■ EXERCISE DIRECTIONS
The material below should be written out in full and exactly; pictures stay out of the copy.

─── DATA LINES ───

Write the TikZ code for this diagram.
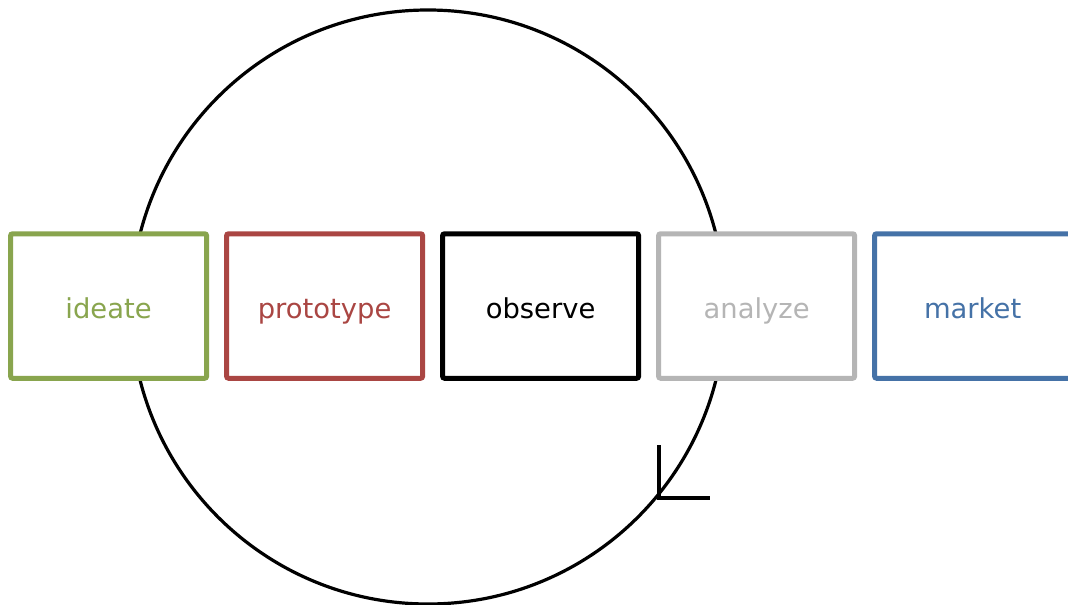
\documentclass[tikz,border=0pt]{standalone}
\usepackage{fontspec}
\setmainfont{DejaVu Sans}
\usepackage{tikz}
\usetikzlibrary{positioning}
\definecolor{ideategreen}{HTML}{89A54E}
\definecolor{protored}{HTML}{AA4643}
\definecolor{analyzegray}{HTML}{B5B5B5}
\definecolor{marketblue}{HTML}{4572A7}
\tikzset
{
  stage/.style={draw=#1,text=#1,fill=white,line width=2.5pt,rounded corners=1pt,
    minimum width=98pt,minimum height=72.25pt,outer sep=0pt,inner sep=0pt,
    text height=12pt,text depth=0pt,
    font=\fontsize{13.7}{16}\selectfont},
  cycle/.style={draw=black,line width=1.6pt}
}
\begin{document}
\begin{tikzpicture}[x=0.5pt,y=-0.5pt,node distance=10pt]
        \useasboundingbox (0,0) rectangle (1068,604);
        \clip (0,0) rectangle (1068,604);

        % The loop
        \draw[cycle] (428,307) circle [radius=148.5pt];

        % Stages
        \node[stage=ideategreen] (ideate) at (108.6,306) {ideate};
        \node[stage=protored, right=of ideate] (prototype) {prototype};
        \node[stage=black, right=of prototype] (observe) {observe};
        \node[stage=analyzegray, right=of observe] (analyze) {analyze};
        \node[stage=marketblue, right=of analyze] (market) {market};

        % Direction of the loop
        \coordinate (tip) at (659,498);
        \draw[cycle, line width=1.8pt] ([yshift=26.5pt]tip) -- (tip) -- ([xshift=25.5pt]tip);
    \end{tikzpicture}
\end{document}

───

■ WRITTEN ANSWER
Write the TikZ code for this diagram.
\documentclass[tikz,border=0pt]{standalone}
\usepackage{fontspec}
\setmainfont{DejaVu Sans}
\usepackage{tikz}
\usetikzlibrary{positioning}
\definecolor{ideategreen}{HTML}{89A54E}
\definecolor{protored}{HTML}{AA4643}
\definecolor{analyzegray}{HTML}{B5B5B5}
\definecolor{marketblue}{HTML}{4572A7}
\tikzset
{
  stage/.style={draw=#1,text=#1,fill=white,line width=2.5pt,rounded corners=1pt,
    minimum width=98pt,minimum height=72.25pt,outer sep=0pt,inner sep=0pt,
    text height=12pt,text depth=0pt,
    font=\fontsize{13.7}{16}\selectfont},
  cycle/.style={draw=black,line width=1.6pt}
}
\begin{document}
\begin{tikzpicture}[x=0.5pt,y=-0.5pt,node distance=10pt]
        \useasboundingbox (0,0) rectangle (1068,604);
        \clip (0,0) rectangle (1068,604);

        % The loop
        \draw[cycle] (428,307) circle [radius=148.5pt];

        % Stages
        \node[stage=ideategreen] (ideate) at (108.6,306) {ideate};
        \node[stage=protored, right=of ideate] (prototype) {prototype};
        \node[stage=black, right=of prototype] (observe) {observe};
        \node[stage=analyzegray, right=of observe] (analyze) {analyze};
        \node[stage=marketblue, right=of analyze] (market) {market};

        % Direction of the loop
        \coordinate (tip) at (659,498);
        \draw[cycle, line width=1.8pt] ([yshift=26.5pt]tip) -- (tip) -- ([xshift=25.5pt]tip);
    \end{tikzpicture}
\end{document}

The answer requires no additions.